Over these nine years, hundreds of thousands of couples have married, and thousands of families have formed. Whether they want marriage or not, queer people see a future that includes them. A young woman once told me that, if it weren’t for Obergefell v. Hodges, she would have committed suicide. She found a reason to keep living in that court decision, rather than end her life, and countless others undoubtedly found hope when before they had none.

Marriage equality brought dignity, security and a sense of belonging to people across our nation. Regardless of the outrageous claims made by opponents, no religious leader has been jailed for refusing to officiate, and opposite-sex couples haven’t stopped marrying or having children. Their dire claims of the fall of society have, unsurprisingly, proven to be just as hollow as their claims of loving their neighbors as themselves. 



It is foolish to believe the right to marry is safe, especially because the U.S. Supreme Court overturned Roe v. Wade in 2022 with their Dobbs decision, eliminating the constitutional right to abortion. This was the first time in our nation’s history the court rescinded a right instead of affirming one. This court has turned its back on its bedrock principle of precedent because of personal attitudes, not law. Justices Thomas and Alito have made it clear that they will overturn Obergefell v. Hodges. It isn’t a question of if a case to overturn marriage equality will make it to the Supreme Court, but when

What is at the heart of opposition to marriage equality and LGBTQ+ equality in general? What motivates the extreme hatred toward the transgender community? Why is the LGBTQ+ community targeted with hate and discrimination? In a word: religion.

Just as with interracial marriage, opponents of marriage equality used religious belief to justify bans on same-sex marriage. They conflated holy matrimony — a ceremony blessed by a faith leader in a house of worship — with marriage, a civil right requiring a government-issued license but no religious ceremony. They declared that the sole purpose of marriage is procreation, a claim refuted by the lack of bans on marriage between those who are unable to conceive or who are past childbearing age. 

Some religious believers frequently point to seven Bible passages they say condemn homosexuality to justify anti-LGBTQ+ rhetoric and hate, although same-sex attraction and pairing occur throughout the animal kingdom. Transgender people are attacked because some believers say their God created only two sexes, ignoring the scientific fact that people are born with both male and female genitalia or differing numbers of sex chromosomes. 
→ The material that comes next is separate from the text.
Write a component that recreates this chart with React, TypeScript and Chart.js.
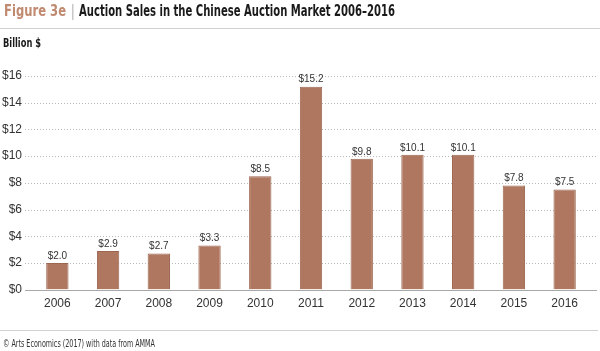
import React, { useEffect, useRef } from "react";
import { Chart, registerables } from "chart.js";

Chart.register(...registerables);

const years = ["2006", "2007", "2008", "2009", "2010", "2011", "2012", "2013", "2014", "2015", "2016"];
const sales = [2.0, 2.9, 2.7, 3.3, 8.5, 15.2, 9.8, 10.1, 10.1, 7.8, 7.5];
const yTicks = [0, 2, 4, 6, 8, 10, 12, 14, 16];

const TITLE_FIG = "Figure 3e";
const TITLE_TEXT = "Auction Sales in the Chinese Auction Market 2006–2016";
const UNIT = "Billion $";
const SOURCE = "© Arts Economics (2017) with data from AMMA";

const NARROW = "'Liberation Sans Narrow', 'DejaVu Sans Condensed', 'Liberation Sans', sans-serif";
const SANS = "'Liberation Sans', Arial, sans-serif";

function fitText(ctx: CanvasRenderingContext2D, text: string, x: number, y: number, width: number) {
  const w = ctx.measureText(text).width;
  const s = width / w;
  ctx.save();
  ctx.translate(x, y);
  ctx.scale(s, 1);
  ctx.fillText(text, 0, 0);
  ctx.restore();
}

const decorPlugin = {
  id: "decor",
  beforeDatasetsDraw(chart: any) {
    const ctx = chart.ctx;
    const y = chart.scales.y;
    ctx.save();
    ctx.strokeStyle = "#b8b8b8";
    ctx.lineWidth = 1;
    ctx.setLineDash([1, 2]);
    for (const v of yTicks) {
      if (v === 0) continue;
      const py = Math.round(y.getPixelForValue(v)) + 0.5;
      ctx.beginPath();
      ctx.moveTo(25, py);
      ctx.lineTo(597, py);
      ctx.stroke();
    }
    ctx.setLineDash([]);
    ctx.strokeStyle = "#a8a8a8";
    const p0 = Math.round(y.getPixelForValue(0)) + 0.5;
    ctx.beginPath();
    ctx.moveTo(25, p0);
    ctx.lineTo(597, p0);
    ctx.stroke();
    ctx.restore();
  },
  afterDraw(chart: any) {
    const ctx = chart.ctx;
    ctx.save();
    ctx.textBaseline = "middle";
    ctx.textAlign = "left";
    ctx.font = "bold 15px " + NARROW;
    ctx.fillStyle = "#c08a70";
    fitText(ctx, TITLE_FIG, 4, 12, 62);
    ctx.fillStyle = "#c8c8c8";
    ctx.fillRect(72, 4, 1.5, 16);
    ctx.fillStyle = "#1a1a1a";
    fitText(ctx, TITLE_TEXT, 79, 12, 316);

    ctx.fillStyle = "#d0d0d0";
    ctx.fillRect(0, 28, 600, 1);
    ctx.fillRect(0, 330, 598, 1);

    ctx.font = "bold 12px " + NARROW;
    ctx.fillStyle = "#1a1a1a";
    fitText(ctx, UNIT, 3, 44, 38);

    ctx.font = "10px " + NARROW;
    ctx.fillStyle = "#333333";
    fitText(ctx, SOURCE, 3, 344, 152);

    const meta = chart.getDatasetMeta(0);
    ctx.font = "10px " + SANS;
    ctx.textAlign = "center";
    ctx.textBaseline = "bottom";
    ctx.fillStyle = "#333333";
    meta.data.forEach((bar: any, i: number) => {
      ctx.fillText("$" + sales[i].toFixed(1), bar.x, bar.y - 2);
    });
    ctx.restore();
  },
};

export default function App() {
  const ref = useRef<HTMLCanvasElement>(null);
  useEffect(() => {
    if (!ref.current) return;
    const chart = new Chart(ref.current, {
      type: "bar",
      data: {
        labels: years,
        datasets: [
          {
            data: sales,
            backgroundColor: "#b07760",
            borderColor: "#9c6650",
            borderWidth: 1,
            categoryPercentage: 1,
            barPercentage: 0.44,
          },
        ],
      },
      options: {
        animation: false,
        responsive: false,
        maintainAspectRatio: false,
        layout: { padding: { left: 0, right: 10, top: 76, bottom: 33 } },
        plugins: { legend: { display: false }, tooltip: { enabled: false } },
        scales: {
          x: {
            grid: { display: false, drawTicks: false },
            border: { display: false },
            ticks: { color: "#333333", font: { family: SANS, size: 12 }, padding: 7 },
          },
          y: {
            min: 0,
            max: 16,
            afterFit(scale: any) {
              scale.width = 32;
            },
            grid: { display: false, drawTicks: false },
            border: { display: false },
            ticks: {
              stepSize: 2,
              padding: 10,
              color: "#333333",
              font: { family: SANS, size: 12 },
              callback: (v: any) => "$" + v,
            },
          },
        },
      },
      plugins: [decorPlugin],
    });
    return () => chart.destroy();
  }, []);
  return (
    <div style={{ position: "fixed", left: 0, top: 0, width: 600, height: 351, background: "#fff" }}>
      <canvas ref={ref} width={600} height={351} style={{ display: "block" }} />
    </div>
  );
}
Louisiana law now requires all schools to display the Ten Commandments, and Oklahoma law requires all schools to teach the Bible. Both laws are obvious religious indoctrination rooted in a superiority complex, the feeling that only Christian beliefs and traditions are acceptable, moral and just. This is not religious freedom — it is preference given to one religion over all others in the law and a complete mockery of the religious freedom our founders enshrined in the Constitution. 

No Christian has been prevented from practicing or teaching their faith in their home or house of worship. No Christian has been arrested or denied their rights because of their beliefs. That is religious freedom, not the perverted version being pushed by a minority. 

Every person deserves a place in We the People, but that will happen only when our nation’s elected officials and judiciary accurately reflect who we are as a people. We can achieve that lofty goal only when every voter votes in every election. Doing otherwise results in what we have now: a Supreme Court unwilling to affirm equal justice under law to all, regardless of religious belief. 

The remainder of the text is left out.